In the Sermon on the Mount, Jesus isn’t even acting merely like a prophet. He doesn’t say, “Thus says the Lord.” His signature phrase is, “But I tell you. . .”

No, in this recapitulation of the Sinai story, Jesus is the one at the top of the mountain speaking down. Jesus is acting as the very Voice of God. He is the voice from the mountain. And so John may not have a corner on “high Christology” when he depicts Jesus as the “Word of God.” In a distinctly Hebrew way, Matthew is saying almost exactly the same thing!

And so, at the end of the sermon, Jesus talks about “that day” (Mt. 7:21-23). “That day” is prophetic shorthand for “the day of the LORD.” Judgment day. The great day when God will vindicate his people, settle all accounts, and put things right. And Jesus assumes, without argument or explanation, that on the Great Day of the LORD, He is the Judge.
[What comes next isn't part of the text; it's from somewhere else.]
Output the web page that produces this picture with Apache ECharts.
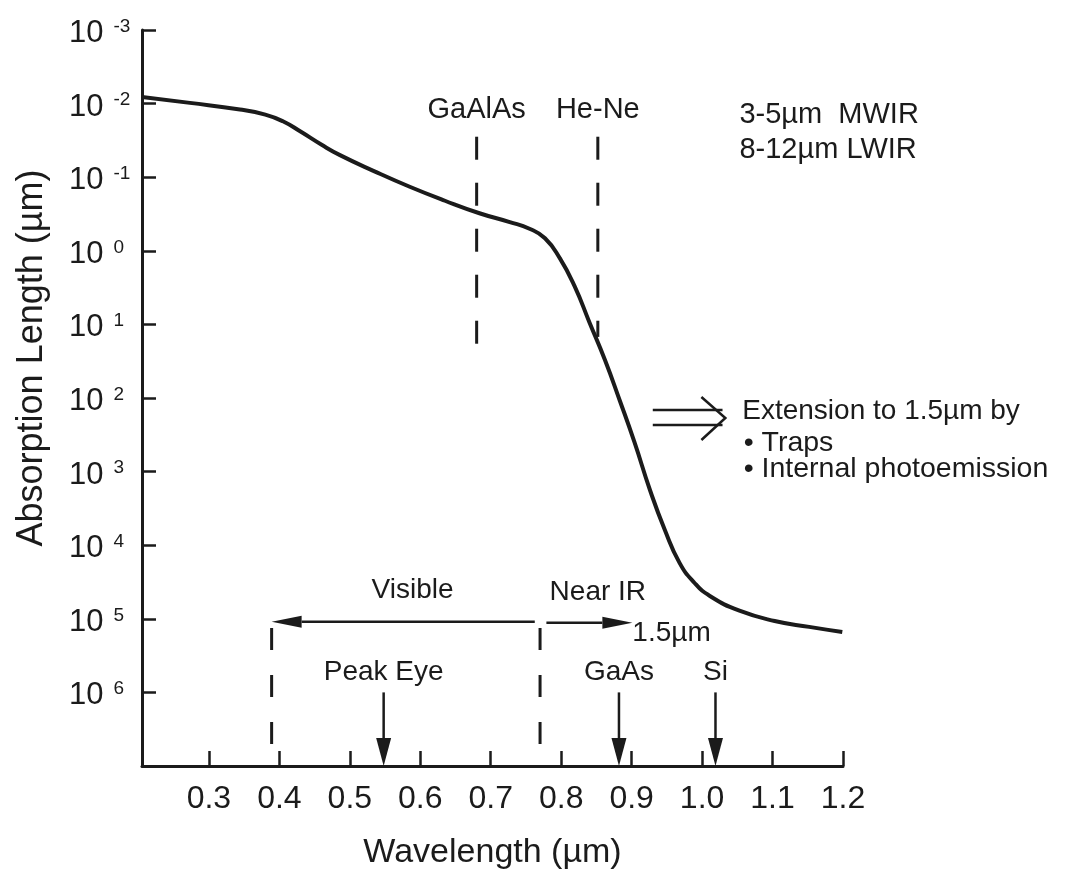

Teacher, Messiah, Prophet, the very voice of God. One could hardly paint a larger picture of who Jesus is.

But we can add one more brush stroke. Parallelism is the defining feature of Hebrew poetry (which a great deal of the Sermon on the Mount is). At the end of the Beatitudes, Jesus blesses those people who are persecuted “because of righteousness” (Mt. 5:10). But in the very next verse, when he stops to comment on this more, he says that his followers are blessed when they are persecuted “because of me.” Jesus parallels himself with righteousness itself.

One of my professors was talking with a Rabbi and asked him why he didn’t accept Jesus as Messiah. The Rabbi said it was because, if you take Jesus’ words seriously, he is claiming to be Torah. That claim would, of course, be absolutely unacceptable.

Unless it’s true.

Jesus’ audience walks away stunned (“shell-shocked” would actually be a surprisingly accurate
translation), not because they just heard a bunch of pretty words, but because, in those words, in this Word, they just encountered the God of the universe. The most important thing about the Sermon on the Mount is not what it’s about but who it’s about. Because the Sermon on the Mount is, at its very core, an invitation into the very heart of God.